Not getting married is such a huge mistake. Oops, I've said it. That 'piece of paper' is a legal contract. It acknowledges your relationship in society and protects your rights in the god forbid event of things going wrong.
I am so sorry for your lonely position, which I am in too. What I have learned is that the children are used as part of a triangle so that there IS no adult time. He is 'superDad' (mine was too) so that he doesn't have to interact with you.
When the children were born this split went off in his head, and I became simply 'mummy' and housewife. Like you I ceased to be a human being. I also became hugely resentful about housewife duties like you, and like you OH my H was very resentful of the state of the house.
We never, ever had time together.
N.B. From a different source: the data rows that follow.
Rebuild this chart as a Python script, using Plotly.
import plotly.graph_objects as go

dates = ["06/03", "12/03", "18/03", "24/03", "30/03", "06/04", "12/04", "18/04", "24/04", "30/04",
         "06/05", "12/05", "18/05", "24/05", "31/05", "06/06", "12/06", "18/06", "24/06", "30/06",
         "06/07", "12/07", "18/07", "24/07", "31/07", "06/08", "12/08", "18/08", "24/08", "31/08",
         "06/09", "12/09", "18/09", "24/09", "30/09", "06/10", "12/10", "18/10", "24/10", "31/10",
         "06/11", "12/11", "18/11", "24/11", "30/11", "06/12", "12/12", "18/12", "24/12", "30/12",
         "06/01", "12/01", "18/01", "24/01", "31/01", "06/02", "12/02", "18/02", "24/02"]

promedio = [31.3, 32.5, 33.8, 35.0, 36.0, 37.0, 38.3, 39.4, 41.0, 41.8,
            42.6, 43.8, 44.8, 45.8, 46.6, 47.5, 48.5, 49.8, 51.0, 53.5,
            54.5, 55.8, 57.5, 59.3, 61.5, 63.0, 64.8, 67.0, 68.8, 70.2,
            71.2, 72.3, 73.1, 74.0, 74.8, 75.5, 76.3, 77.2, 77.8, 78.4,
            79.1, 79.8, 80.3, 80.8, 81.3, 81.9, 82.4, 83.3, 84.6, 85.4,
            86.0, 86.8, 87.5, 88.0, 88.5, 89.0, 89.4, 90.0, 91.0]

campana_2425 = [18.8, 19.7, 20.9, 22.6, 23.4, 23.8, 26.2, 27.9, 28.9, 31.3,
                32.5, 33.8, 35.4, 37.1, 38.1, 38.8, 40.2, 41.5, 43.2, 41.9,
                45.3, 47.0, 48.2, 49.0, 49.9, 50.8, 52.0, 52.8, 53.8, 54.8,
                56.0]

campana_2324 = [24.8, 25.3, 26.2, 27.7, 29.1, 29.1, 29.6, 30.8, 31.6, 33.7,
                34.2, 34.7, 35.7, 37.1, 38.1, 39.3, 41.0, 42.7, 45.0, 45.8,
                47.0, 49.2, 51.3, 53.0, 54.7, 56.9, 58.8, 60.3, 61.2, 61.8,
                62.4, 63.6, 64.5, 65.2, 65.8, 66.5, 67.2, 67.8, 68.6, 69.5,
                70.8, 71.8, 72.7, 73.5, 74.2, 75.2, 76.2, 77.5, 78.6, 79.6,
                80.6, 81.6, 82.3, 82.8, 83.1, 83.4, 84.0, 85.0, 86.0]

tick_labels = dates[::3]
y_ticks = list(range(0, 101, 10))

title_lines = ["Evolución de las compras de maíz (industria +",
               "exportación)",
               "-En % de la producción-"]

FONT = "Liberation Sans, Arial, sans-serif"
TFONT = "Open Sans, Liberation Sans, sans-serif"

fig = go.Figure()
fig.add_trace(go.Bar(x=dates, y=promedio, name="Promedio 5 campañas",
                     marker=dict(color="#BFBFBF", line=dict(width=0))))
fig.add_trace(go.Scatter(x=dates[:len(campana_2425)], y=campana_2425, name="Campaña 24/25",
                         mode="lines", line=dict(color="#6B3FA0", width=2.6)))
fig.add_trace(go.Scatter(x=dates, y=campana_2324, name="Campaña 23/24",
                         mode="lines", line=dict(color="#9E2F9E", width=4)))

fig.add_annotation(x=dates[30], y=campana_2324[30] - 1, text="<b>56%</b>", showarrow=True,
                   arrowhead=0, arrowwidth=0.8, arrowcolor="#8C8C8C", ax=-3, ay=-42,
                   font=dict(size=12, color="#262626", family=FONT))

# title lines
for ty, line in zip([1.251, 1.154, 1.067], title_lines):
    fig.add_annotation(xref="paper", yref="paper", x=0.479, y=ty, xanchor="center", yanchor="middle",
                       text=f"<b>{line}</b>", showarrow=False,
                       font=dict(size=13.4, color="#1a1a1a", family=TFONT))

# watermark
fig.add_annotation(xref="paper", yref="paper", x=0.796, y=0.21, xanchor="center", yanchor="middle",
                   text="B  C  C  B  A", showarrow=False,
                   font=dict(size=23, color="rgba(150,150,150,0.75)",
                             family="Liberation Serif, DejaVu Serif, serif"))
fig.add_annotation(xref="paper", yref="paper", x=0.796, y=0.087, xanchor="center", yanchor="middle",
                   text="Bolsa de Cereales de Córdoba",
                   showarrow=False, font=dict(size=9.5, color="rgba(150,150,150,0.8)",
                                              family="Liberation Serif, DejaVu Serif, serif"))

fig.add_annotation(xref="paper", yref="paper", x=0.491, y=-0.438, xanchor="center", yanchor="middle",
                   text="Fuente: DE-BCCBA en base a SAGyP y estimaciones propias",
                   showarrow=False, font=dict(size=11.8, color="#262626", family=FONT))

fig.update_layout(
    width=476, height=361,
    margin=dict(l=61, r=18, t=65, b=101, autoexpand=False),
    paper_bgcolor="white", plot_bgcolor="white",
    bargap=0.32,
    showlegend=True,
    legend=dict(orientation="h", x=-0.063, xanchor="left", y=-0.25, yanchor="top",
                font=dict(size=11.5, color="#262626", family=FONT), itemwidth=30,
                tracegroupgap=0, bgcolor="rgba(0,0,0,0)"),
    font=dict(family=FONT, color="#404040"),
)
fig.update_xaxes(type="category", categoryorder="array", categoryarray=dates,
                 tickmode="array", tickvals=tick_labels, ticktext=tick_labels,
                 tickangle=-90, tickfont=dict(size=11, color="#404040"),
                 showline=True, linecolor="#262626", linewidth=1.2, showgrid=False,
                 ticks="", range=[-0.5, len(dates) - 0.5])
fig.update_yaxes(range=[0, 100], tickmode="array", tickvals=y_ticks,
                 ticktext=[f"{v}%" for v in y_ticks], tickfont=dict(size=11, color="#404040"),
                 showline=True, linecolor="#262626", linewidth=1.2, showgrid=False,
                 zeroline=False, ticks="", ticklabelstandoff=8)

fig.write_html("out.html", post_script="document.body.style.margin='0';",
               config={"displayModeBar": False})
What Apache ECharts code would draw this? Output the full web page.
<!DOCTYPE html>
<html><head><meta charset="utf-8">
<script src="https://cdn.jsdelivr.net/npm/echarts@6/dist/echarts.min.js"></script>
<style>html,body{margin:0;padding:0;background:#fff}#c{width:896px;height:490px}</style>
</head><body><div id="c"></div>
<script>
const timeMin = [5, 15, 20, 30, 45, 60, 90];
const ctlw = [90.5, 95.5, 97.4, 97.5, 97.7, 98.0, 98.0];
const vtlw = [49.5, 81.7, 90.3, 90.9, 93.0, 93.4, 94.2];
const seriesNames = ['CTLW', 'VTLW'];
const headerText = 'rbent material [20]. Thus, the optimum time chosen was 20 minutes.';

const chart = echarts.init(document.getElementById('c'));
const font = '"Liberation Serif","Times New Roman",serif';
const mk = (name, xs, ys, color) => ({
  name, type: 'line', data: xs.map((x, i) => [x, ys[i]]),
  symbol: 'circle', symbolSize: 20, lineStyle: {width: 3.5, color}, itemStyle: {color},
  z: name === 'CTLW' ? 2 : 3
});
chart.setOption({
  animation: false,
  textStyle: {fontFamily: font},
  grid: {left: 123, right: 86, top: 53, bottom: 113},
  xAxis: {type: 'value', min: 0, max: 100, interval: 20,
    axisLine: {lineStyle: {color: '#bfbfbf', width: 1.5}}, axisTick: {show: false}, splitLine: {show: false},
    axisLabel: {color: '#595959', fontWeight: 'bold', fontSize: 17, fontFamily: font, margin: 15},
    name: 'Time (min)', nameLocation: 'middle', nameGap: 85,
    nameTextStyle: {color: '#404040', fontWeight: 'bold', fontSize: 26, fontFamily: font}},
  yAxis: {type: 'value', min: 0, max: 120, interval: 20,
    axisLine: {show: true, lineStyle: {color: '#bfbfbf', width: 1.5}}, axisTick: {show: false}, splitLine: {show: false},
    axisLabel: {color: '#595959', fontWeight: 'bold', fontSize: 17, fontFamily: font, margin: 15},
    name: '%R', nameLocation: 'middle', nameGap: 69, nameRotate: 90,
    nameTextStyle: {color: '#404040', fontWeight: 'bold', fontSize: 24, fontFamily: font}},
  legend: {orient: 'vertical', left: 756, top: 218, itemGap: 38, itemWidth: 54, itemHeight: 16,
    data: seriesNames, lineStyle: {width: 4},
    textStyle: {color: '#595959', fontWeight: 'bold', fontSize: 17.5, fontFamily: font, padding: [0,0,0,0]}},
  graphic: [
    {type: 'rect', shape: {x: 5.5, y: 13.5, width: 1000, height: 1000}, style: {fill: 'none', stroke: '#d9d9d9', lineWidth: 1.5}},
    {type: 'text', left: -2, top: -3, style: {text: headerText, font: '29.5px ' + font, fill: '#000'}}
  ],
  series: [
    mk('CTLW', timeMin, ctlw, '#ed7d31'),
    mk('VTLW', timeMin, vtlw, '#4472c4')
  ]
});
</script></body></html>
Never. I remember my futile attempts, so make dates, talk to him.
Now I know through Relate that men who are incapable of intimacy arrange their lives so that they don't have it. They choose workaholic jobs, shifts, expat/oil rigs etc., live through the kids, have affairs, to keep you at arms length.
All I can suggest is that you insist you go to counselling. And if he won't go with you, still go and not secretly either: apparently a women continueing to go to counselling even after he has declined, is the biggest thing to overcome his denial that something is wrong.
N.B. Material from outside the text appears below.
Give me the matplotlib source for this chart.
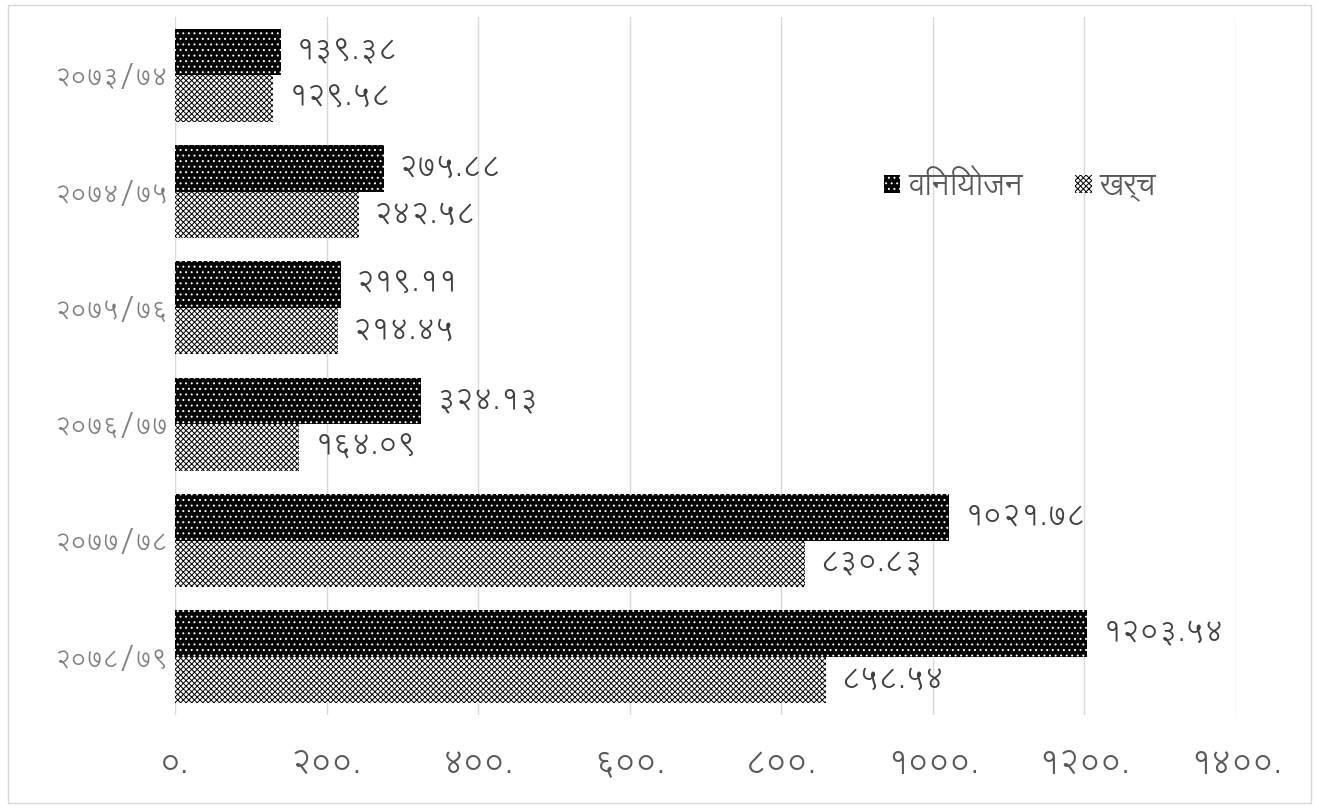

I would not advocate a power struggle, but to 'give up' on trying to change him (ie accept him for who he is) and really work on yourself: your training, work development etc. When you accept him for who he is, you can give yourself permission to go out etc. (I did this, it didn't change him in the slightest all we did was have separate lives. But at least I got some friends, a bit of emotional support).
The only other thing I can suggest is that you get his acknowledgement of stuff you do down in writing (emails etc).
All the best, think for the long term [where will I be in 8 years' time] and I know how lonely you are.